- WHAT IS BEING ASKED: From the top of the records below down to the line containing "300, 350, 400];", reproduce every line exactly.
+++ INPUT RECORDS
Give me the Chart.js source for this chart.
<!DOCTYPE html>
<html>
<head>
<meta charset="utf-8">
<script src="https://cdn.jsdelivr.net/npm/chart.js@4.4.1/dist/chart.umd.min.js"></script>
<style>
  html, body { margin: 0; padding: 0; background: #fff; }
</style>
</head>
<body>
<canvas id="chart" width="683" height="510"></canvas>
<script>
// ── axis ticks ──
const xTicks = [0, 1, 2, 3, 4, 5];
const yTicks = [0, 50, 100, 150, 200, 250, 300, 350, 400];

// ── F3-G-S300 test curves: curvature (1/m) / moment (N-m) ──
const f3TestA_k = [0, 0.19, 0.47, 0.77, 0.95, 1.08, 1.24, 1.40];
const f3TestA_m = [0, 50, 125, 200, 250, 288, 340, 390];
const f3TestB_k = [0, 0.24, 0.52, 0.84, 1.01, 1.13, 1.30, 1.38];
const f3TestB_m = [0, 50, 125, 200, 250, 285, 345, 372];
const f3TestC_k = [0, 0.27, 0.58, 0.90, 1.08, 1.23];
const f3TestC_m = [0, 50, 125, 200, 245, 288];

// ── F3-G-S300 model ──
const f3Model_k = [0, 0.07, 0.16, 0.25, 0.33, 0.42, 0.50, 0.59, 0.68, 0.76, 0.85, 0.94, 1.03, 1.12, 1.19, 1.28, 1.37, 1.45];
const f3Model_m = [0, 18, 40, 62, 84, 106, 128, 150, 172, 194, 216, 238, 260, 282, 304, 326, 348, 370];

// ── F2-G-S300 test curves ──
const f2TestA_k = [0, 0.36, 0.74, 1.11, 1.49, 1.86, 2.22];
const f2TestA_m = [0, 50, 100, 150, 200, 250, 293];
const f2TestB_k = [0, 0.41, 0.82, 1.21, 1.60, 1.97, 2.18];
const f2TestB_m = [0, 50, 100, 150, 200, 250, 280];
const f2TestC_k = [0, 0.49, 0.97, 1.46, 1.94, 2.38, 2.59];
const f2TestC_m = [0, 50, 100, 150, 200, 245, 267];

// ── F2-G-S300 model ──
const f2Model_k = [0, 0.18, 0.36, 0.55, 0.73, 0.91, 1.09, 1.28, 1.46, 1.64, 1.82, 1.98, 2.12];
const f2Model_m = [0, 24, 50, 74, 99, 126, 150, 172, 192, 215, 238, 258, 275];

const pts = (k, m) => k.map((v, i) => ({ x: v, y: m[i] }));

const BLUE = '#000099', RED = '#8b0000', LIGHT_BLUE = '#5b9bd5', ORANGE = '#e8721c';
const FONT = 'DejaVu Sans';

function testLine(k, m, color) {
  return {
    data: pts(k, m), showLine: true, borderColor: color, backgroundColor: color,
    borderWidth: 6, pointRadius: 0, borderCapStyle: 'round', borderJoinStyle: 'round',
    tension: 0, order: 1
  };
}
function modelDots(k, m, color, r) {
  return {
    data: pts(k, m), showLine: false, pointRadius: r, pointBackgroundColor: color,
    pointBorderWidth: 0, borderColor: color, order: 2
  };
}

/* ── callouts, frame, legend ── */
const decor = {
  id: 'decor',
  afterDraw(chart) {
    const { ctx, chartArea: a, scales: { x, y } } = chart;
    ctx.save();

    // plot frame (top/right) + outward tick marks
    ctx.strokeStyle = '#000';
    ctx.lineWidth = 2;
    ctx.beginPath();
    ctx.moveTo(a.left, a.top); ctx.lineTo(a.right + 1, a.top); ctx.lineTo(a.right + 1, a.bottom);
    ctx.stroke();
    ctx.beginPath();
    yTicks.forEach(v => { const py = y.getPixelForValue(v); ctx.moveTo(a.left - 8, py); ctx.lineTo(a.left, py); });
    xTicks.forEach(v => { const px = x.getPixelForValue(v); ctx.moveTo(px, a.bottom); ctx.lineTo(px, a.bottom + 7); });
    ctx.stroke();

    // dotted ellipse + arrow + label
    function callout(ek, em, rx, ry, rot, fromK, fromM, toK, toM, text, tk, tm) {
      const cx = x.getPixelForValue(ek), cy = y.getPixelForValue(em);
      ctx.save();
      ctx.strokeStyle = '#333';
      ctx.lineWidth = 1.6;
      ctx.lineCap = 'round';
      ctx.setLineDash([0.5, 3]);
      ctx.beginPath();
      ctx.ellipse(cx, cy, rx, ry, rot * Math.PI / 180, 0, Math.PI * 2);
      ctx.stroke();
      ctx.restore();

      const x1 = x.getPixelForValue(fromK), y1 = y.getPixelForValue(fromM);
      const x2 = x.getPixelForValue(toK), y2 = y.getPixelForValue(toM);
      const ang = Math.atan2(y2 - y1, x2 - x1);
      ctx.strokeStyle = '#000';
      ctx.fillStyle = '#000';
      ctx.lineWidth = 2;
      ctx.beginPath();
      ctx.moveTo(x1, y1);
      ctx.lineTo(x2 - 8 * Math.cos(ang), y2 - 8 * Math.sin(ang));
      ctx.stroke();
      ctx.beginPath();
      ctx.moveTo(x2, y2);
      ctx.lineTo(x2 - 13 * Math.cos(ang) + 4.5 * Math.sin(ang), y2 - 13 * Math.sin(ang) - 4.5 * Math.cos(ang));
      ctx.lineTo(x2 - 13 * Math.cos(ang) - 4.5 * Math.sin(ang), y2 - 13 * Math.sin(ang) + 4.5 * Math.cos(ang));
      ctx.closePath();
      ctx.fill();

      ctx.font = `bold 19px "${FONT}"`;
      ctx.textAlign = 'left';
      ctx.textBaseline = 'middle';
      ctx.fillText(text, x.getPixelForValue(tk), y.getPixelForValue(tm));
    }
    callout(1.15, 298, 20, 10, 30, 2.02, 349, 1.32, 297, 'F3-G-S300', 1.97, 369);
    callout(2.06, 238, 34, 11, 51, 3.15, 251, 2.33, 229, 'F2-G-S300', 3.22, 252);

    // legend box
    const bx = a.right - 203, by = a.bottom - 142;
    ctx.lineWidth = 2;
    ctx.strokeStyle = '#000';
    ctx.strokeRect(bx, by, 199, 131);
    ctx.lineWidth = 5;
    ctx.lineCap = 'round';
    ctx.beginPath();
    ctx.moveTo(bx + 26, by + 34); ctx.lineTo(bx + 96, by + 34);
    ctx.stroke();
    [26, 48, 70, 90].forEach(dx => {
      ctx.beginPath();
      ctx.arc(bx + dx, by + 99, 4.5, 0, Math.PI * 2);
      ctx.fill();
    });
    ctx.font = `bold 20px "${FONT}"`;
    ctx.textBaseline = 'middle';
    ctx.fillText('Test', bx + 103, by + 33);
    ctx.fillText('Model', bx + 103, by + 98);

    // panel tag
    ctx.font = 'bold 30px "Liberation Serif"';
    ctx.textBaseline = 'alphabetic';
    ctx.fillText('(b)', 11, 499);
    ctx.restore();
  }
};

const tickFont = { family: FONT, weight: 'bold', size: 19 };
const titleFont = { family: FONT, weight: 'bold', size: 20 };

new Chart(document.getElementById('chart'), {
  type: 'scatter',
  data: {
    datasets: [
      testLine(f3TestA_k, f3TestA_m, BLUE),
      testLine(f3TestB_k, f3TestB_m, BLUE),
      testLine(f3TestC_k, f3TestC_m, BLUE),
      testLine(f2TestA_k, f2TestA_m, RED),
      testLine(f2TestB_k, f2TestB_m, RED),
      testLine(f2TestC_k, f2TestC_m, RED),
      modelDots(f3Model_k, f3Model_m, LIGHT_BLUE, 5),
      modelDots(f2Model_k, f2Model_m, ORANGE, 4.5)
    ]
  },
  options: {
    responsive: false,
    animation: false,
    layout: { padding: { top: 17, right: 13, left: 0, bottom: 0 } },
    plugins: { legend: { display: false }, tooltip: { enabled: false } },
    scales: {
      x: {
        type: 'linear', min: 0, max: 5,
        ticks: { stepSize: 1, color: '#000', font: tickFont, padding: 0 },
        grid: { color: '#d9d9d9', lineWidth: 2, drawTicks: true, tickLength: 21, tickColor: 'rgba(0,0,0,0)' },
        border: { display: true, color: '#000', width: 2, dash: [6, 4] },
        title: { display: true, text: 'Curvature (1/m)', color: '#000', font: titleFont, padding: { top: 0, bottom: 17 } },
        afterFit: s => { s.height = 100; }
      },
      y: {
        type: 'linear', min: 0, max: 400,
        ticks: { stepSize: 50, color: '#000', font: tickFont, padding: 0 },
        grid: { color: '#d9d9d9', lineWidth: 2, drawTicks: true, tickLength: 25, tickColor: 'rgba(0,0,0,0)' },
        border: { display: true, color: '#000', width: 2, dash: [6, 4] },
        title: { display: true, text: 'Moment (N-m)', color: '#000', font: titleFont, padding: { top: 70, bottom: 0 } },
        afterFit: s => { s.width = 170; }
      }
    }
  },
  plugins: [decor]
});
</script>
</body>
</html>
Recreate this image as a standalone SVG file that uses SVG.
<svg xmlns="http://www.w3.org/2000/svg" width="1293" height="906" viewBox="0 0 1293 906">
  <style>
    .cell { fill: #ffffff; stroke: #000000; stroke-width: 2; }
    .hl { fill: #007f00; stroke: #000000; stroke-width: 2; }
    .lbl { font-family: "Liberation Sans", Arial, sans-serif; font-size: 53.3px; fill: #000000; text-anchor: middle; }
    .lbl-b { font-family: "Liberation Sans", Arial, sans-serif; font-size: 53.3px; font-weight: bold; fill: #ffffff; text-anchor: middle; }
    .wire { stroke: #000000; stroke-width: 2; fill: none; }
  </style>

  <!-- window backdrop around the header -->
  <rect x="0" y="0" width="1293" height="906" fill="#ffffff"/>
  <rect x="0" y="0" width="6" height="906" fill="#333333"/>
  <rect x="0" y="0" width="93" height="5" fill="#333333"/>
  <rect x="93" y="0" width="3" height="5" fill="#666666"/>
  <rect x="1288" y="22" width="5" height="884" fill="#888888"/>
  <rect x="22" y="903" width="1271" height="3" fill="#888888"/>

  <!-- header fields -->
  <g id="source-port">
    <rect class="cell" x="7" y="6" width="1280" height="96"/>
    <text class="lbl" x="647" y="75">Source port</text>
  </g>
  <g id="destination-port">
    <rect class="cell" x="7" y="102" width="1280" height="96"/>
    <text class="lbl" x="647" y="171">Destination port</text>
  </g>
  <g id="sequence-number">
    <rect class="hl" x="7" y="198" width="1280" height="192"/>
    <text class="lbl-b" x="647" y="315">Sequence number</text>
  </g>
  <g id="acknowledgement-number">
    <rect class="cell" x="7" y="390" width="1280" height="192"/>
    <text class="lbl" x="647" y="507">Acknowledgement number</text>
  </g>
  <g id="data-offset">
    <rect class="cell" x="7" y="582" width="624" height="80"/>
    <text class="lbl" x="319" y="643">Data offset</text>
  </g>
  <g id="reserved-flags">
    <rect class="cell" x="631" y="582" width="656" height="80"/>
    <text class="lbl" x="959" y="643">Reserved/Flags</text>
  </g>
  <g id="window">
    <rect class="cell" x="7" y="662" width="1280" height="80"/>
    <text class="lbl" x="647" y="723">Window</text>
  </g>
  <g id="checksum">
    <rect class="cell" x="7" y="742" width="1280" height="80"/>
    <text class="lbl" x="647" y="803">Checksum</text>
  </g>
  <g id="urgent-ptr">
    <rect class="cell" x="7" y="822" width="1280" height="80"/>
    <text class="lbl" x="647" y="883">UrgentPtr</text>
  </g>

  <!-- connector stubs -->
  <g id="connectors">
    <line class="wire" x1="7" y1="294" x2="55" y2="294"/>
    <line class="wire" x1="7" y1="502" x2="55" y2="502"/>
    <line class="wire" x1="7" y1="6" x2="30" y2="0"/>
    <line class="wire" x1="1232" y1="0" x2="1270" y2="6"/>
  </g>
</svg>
++++++
- ANSWER TO THE PROBLEM:
Give me the Chart.js source for this chart.
<!DOCTYPE html>
<html>
<head>
<meta charset="utf-8">
<script src="https://cdn.jsdelivr.net/npm/chart.js@4.4.1/dist/chart.umd.min.js"></script>
<style>
  html, body { margin: 0; padding: 0; background: #fff; }
</style>
</head>
<body>
<canvas id="chart" width="683" height="510"></canvas>
<script>
// ── axis ticks ──
const xTicks = [0, 1, 2, 3, 4, 5];
const yTicks = [0, 50, 100, 150, 200, 250, 300, 350, 400];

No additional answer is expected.